Retype, exactly as they stand, the lines from the start of the data to the line that contains "Y_TICKS = [0,0.05,0.1,0.15,0.2,0.25,0.3]", both ends included. Leave the pictures out.
═════ DATASET CONTENT ═════
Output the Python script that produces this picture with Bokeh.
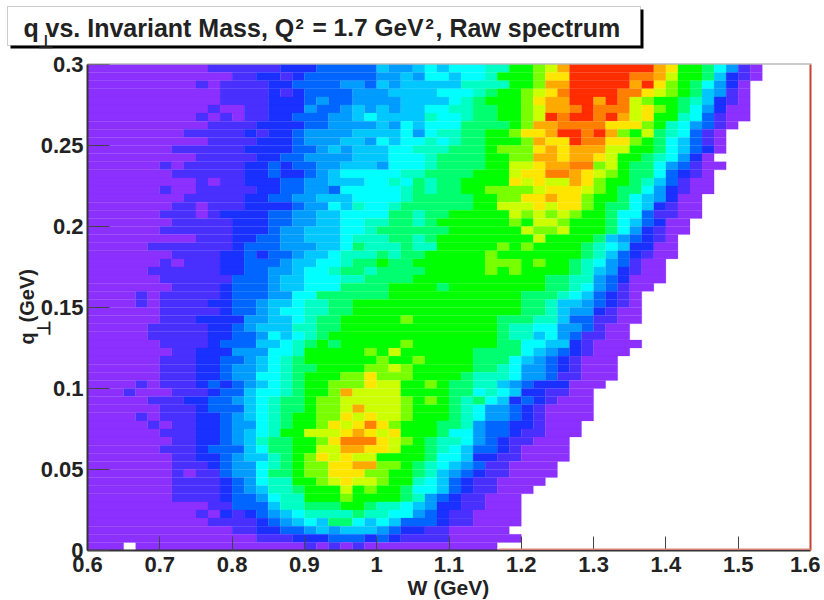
from bokeh.plotting import figure
from bokeh.embed import file_html
from bokeh.resources import INLINE
from bokeh.models import (ColumnDataSource, LinearColorMapper, FixedTicker, NumeralTickFormatter,
                          Label, BoxAnnotation)
import numpy as np

W_MIN, W_MAX, N_W = 0.6, 1.6, 60
Q_MIN, Q_MAX, N_Q = 0.0, 0.3, 60
PALETTE = ["#8B30FF","#4A30FF","#1A30FF","#0066FF","#009CFF","#00C8FF","#00FFFF","#00FFC4",
           "#00FF70","#00FF00","#78FF00","#CCFF00","#FFE600","#FFAA00","#FF8000","#FF2D00"]
LEVELS = "abcdefghijklmnop"
X_TICKS = [0.6,0.7,0.8,0.9,1.0,1.1,1.2,1.3,1.4,1.5,1.6]
Y_TICKS = [0,0.05,0.1,0.15,0.2,0.25,0.3]

# colour level per bin, top row (q=0.3) first; left part W bins 0-26
LEFT = [
"aaaaaaaaaa bbbbbb ccc ddddd f ee",
"aaaaaaaaaaaa bb cc b c dddddd ee f",
"aaaaaaaaa b a bbbb cc dddd ee d f e f",
"aaaaaaaaaaa bbbb c b c dddd eee ff",
"aaaaaaaaaaa bbbb ccc d e dd eeee f",
"aaaaaaaaaa b aa bb ccc e d d e f e f e f",
"aaaaaaaaa b a b a bb cc ddd ee f g fff",
"aaaaaaaaaa bbbb cccc dd eeee f e g",
"aaaaaaaa bbbbb c b cc d eeee ffff g",
"aaaaaaaaaa bbbb ccc d eee ff e g f g",
"aaaaaaa bbbbbb cccc dd e f e fff gg",
"aaaaaaaaa bbbbb cc dd eeee fff gg",
"aaaaaa b a bbbbb cc d c dd ee fff e gg",
"aaaaaaa bbbbbb cc d cc d e f ggggg h",
"aaaaaaaaa b a bb ccc dd ee fff gg h g",
"aaaaaa b aa bbbbb cc dd ee d ggggg h",
"aaaaaaaa bbbbb cc dd ee fff gggg h",
"aaaaaaa bb a bbb cccc d ee g f h gg h i",
"aaaaaa bbb a b cccc dd ee ff gggg ii",
"aaaaaaa bbbbb ccc dd ee ff gg hh ii",
"aaaaaa bbbbbb ccc d ee fff gg h iii",
"aaaaaaaaa bbb cc dd ee fff g hhh i i",
"aaaaa bbbbbbb c ddd eee ff g i hhh i",
"aaaaaaa bbbb cc d c dd e ff g hhh i h i",
"aaaaaa b a bbb cc ddd e ff gg h i i j i i",
"aaaaa bbbbbb cc dd ee f gg h ii h iii",
"aaaaaa bbbbbb ddd e ff ggg hh i iii",
"aaaaaaa bbbb c ddd e ff ggg iiii jj",
"aaaa b a bbbbb c ddd ee gg iiiiii jj",
"aaaa b a bbbb cc dd e ff g hh ii jjjjj",
"aaaaaa bbbbb c dd e f gg hh ii jjjjj",
"aaaaaa bbb cccc ee ff g h ii jjjjj k",
"aaaaa bbbbb cc d e fff hh ii jjjjjj",
"aaaaa bbbbb cc dd e g f g h i jjjjjjj",
"aaaaaa bbbb c ddd ff g h i j i jjjjj k",
"aaaaaaa bb ccc eee gg h jjjjj k j l j",
"aaaaaa bbb cc dd e f g h i jjjjjj k jj",
"aaaaaa bbb cc d ee f g h i i jjjj kk l k",
"aaaaaa bbb cc d ee gg h i jjj kk m kkk",
"aaaa b a bbb c d c d e f g h i jj kkk m ll j",
"aaa b aaa bbb c dd f gg h i jj k n llll j",
"aaaaa bbb cc dd e f g h ii j kk lllll k",
"aaaaaa bbb c ddd f g h ii j kk l n lll k",
"aaaa b a bbb cc d e f g h i jj kk m l m ll k",
"aaaaa b a bb cc d ee g h i jj k m l m o m k j",
"aaaaaa bbb cc d e f g h jj lll m n m l m j",
"aaaaaaa bb cc d e f h i i j j k m ooo m l k",
"aaaaaa bbb c ddd f g i i j j ll nn mm l j",
"aaaaaaa bb cc d e ff h i j k m l m ll jjj",
"aaaaaaa bbb c d ee g h i j kk mm nn kk j",
"aaaaaaa b a bb d ee g i i j kk mmm kk jj",
"aaaaaaa bbbb c d e g h h j j k l m ll k jj",
"aaaaaaa bbbb c d e f hh i jjj l j k jj i",
"aaaaaaa bbbb c dd e g hh jjj k jjjj i",
"aaaaaaaaaa bb ddd f hh iii jj i h h g",
"aaaaaaaaa b a c b c d e f g hhhh i hh gg",
"aaaaaaaaaa bbbb c d e f g f ii g f g f d",
"aaaaaaaaaaaa bb cc dd e f e ff f e d c",
"aaaaaaaaaaaaaa bbb ccc ddd c d c b",
"aaa . aaaaaaaaaaaaaa b a b a b aaaa",
]
# right part W bins 27 onward; bins past the string are empty
RIGHT = [
"fgf ggg hh jj k l n ppppppp n m jj i g e b a",
"e gg f gg h jjj k mm ppppp oo n l jj i f c b a",
"ffff hhhh jj k nn ppppp n p m k j i g e c a",
"ff ggg h i jj k l m o pppp oo m l k j i f e b a",
"fff g h i jjj k m nn pp n p o l k jj i h f c b a",
"f gg hh ii jj k l nn o p ooo l m k j i g e c aa",
"f h gg h ii jj k l p o pp o p n l m jj h g d b aa",
"f ggg iiii j k nn oooo mmm k j h g e d b a",
"e g hh ii jj k mm n pp o p n k j l i h g d b a",
"g h g h ii jjj k n mm p oo mm k j i g f d b a",
"hhh iii j kkk m n m nnn ll jj i g f d c a",
"g h iiii jj kk nn m nn m l jj i h g e c a",
"g h iiii jj ll m nn oo k l j ii g e d b aa",
"h iiii j jj l mm oo n m l k j ii g d c b a",
"i h i i jjjj m l m ll n m k jj i h f d b aa",
"i h ii jj kkkk l mmm l k j ii g e c b aa",
"iiiii jj kk mm n mm k jj i g f e c aa",
"iiiii jj lll m l mm k j ii g f c b aa",
"h ii jjjjj l k l k l k jj i gg d bb aa",
"h i jjjjjj k j ll k jjj i g f d c aa",
"iii jjjjjj l kk l jjj i g e c b aa",
"h i jjjjjjjj l jjjj i f e d c b a",
"hh jjjjj k j k jjjj i h g f cc aa",
"i jjjjj k jjjjjjj i h f d c b aa",
"jjjjjj kkk j k jj i h g e d b aa",
"i jjjjj k j k jjjj i h f e c b aa",
"jjjjjjjjjjj ii hh e d c aaa",
"jj i jjjjjjjj ii h g e d b aa",
"jjjjjjjjj iii h g f d c b a",
"jjjjjjjjj ii h ff e d c b a",
"jjjjjjjjj ii h f ee c b aa",
"jjjjjjj iii hh f dd bb aa",
"jjjjjjj i hh gg ee d b aa",
"jjjjjjj i hh f g e d bb aa",
"jjjjjjj ii gg ff c b aaaa",
"jjjjj iiii g f e d c b aaa",
"k jjjj iii g f e d c b aaa",
"jjjjj ii h g ee d c b aaa",
"jjjj i hhh g ee d bb aaa",
"j k j ii hh f e d ccc aaa",
"jjj ii g h g f cc bb aa",
"j k j i h i g f c d c b aaa",
"jjj i h g ee d c b aaaa",
"jjj i h g ee d c b aaaa",
"jj ii h e dd cc b aaa",
"jj i gg e dd c bb aaa",
"j i hh g e d c bb aaa",
"j i h g f dd c b aaaa",
"j i gg f cc bb aaaa",
"i h g f e d bb aaaa",
"i h f e d c bb aaaa",
"h g f d c bb aaaa",
"gg f d c bb aaa",
"h e d c bb aaa",
"f e cc bb aaa",
"e d c bb aaaa",
"dd c bb aaaa",
"c bb aaaaa",
"bbb aaaaaa",
"aaaaaaa",
]

# the frame fills the whole canvas so that the title box and labels are not clipped
CANVAS_W, CANVAS_H = 820, 600
PLOT_LEFT, PLOT_TOP, PLOT_W, PLOT_H = 87, 64, 723, 486
def fx(px):
    return W_MIN + (px - PLOT_LEFT) / PLOT_W * (W_MAX - W_MIN)
def fy(py):
    return Q_MIN + (PLOT_TOP + PLOT_H - py) / PLOT_H * (Q_MAX - Q_MIN)

x0, x1, y0, y1, lev = [], [], [], [], []
dw = (W_MAX - W_MIN) / N_W
dq = (Q_MAX - Q_MIN) / N_Q
for r, (a, b) in enumerate(zip(LEFT, RIGHT)):
    row = a.replace(" ", "") + b.replace(" ", "")
    c = 0
    while c < len(row):
        ch = row[c]
        e = c + 1
        while e < len(row) and row[e] == ch:
            e += 1
        if ch in LEVELS:
            x0.append(W_MIN + c * dw)
            x1.append(W_MIN + e * dw)
            y1.append(Q_MAX - r * dq)
            y0.append(Q_MAX - (r + 1) * dq)
            lev.append(LEVELS.index(ch))
        c = e

src = ColumnDataSource(dict(x0=x0, x1=x1, y0=y0, y1=y1, lev=lev))
mapper = LinearColorMapper(palette=PALETTE, low=0, high=len(PALETTE))

p = figure(width=CANVAS_W, height=CANVAS_H, output_backend="svg", toolbar_location=None,
           x_range=(fx(0), fx(CANVAS_W)), y_range=(fy(CANVAS_H), fy(0)),
           min_border_left=0, min_border_right=0, min_border_top=0, min_border_bottom=0,
           background_fill_color="white", border_fill_color="white", outline_line_color=None)
p.grid.visible = False

def box(l, r, t, b, fill, line=None):
    p.add_layout(BoxAnnotation(left=fx(l), right=fx(r), top=fy(t), bottom=fy(b), fill_color=fill,
                               fill_alpha=1, line_color=line))

p.quad(left="x0", right="x1", bottom="y0", top="y1", source=src,
       line_color={"field": "lev", "transform": mapper}, line_width=0.2,
       fill_color={"field": "lev", "transform": mapper})

FONT = "Liberation Sans"
xa, ya = p.xaxis[0], p.yaxis[0]
xa.fixed_location = Q_MIN
ya.fixed_location = W_MIN
xa.bounds = (W_MIN, W_MAX)
ya.bounds = (Q_MIN, Q_MAX)
for ax, ticks in ((xa, X_TICKS), (ya, Y_TICKS)):
    ax.ticker = FixedTicker(ticks=ticks, num_minor_ticks=5)
    ax.formatter = NumeralTickFormatter(format="0.[00]")
    ax.major_label_text_font = FONT
    ax.major_label_text_font_style = "bold"
    ax.major_label_text_font_size = "22px"
    ax.major_label_text_color = "#222222"
    ax.axis_line_color = "#333333"
    ax.axis_line_width = 2
    ax.major_tick_line_color = "#444444"
    ax.minor_tick_line_color = "#444444"
    ax.major_tick_line_width = 1
    ax.minor_tick_line_width = 1
    ax.major_tick_out = 0
    ax.minor_tick_out = 0
    ax.major_label_standoff = 6
xa.major_tick_in = 14
xa.minor_tick_in = 7
ya.major_tick_in = 22
ya.minor_tick_in = 12
ya.major_label_standoff = 4

# frame edges
box(809, 811, 64, 550, "#c8402f")
box(87, 811, 63, 64, "#999999")
box(498, 810, 548, 549.5, "#d98074")
# title box with shadow
box(10, 643, 9, 48, "black")
box(7, 640, 6, 45, "white", "#555555")

def txt(s, px, py, size=21, angle=0):
    p.add_layout(Label(x=fx(px), y=fy(py), text=s, text_font=FONT,
                       text_font_style="bold", text_font_size=f"{size}px", text_color="#222222",
                       angle=angle, text_baseline="middle", text_align="left"))

txt("q", 23, 27, 25)
txt("\u22a5", 37, 41, 18)
txt("vs. Invariant Mass, Q", 45, 27, 25)
txt("2", 295, 23.5, 15)
txt("= 1.7 GeV", 312, 27, 24.5)
txt("2", 425, 23.5, 15)
txt(", Raw spectrum", 435, 27, 25)

txt("W (GeV)", 407, 586.5)
txt("q", 26.5, 344, 20, angle=np.pi / 2)
txt("\u22a5", 43, 335, 18, angle=np.pi / 2)
txt("(GeV)", 26.5, 322, 20, angle=np.pi / 2)

open("out.html", "w").write(file_html(p, INLINE))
═════
■ **EXERCISE ANSWER**
Output the Python script that produces this picture with Bokeh.
from bokeh.plotting import figure
from bokeh.embed import file_html
from bokeh.resources import INLINE
from bokeh.models import (ColumnDataSource, LinearColorMapper, FixedTicker, NumeralTickFormatter,
                          Label, BoxAnnotation)
import numpy as np

W_MIN, W_MAX, N_W = 0.6, 1.6, 60
Q_MIN, Q_MAX, N_Q = 0.0, 0.3, 60
PALETTE = ["#8B30FF","#4A30FF","#1A30FF","#0066FF","#009CFF","#00C8FF","#00FFFF","#00FFC4",
           "#00FF70","#00FF00","#78FF00","#CCFF00","#FFE600","#FFAA00","#FF8000","#FF2D00"]
LEVELS = "abcdefghijklmnop"
X_TICKS = [0.6,0.7,0.8,0.9,1.0,1.1,1.2,1.3,1.4,1.5,1.6]
Y_TICKS = [0,0.05,0.1,0.15,0.2,0.25,0.3]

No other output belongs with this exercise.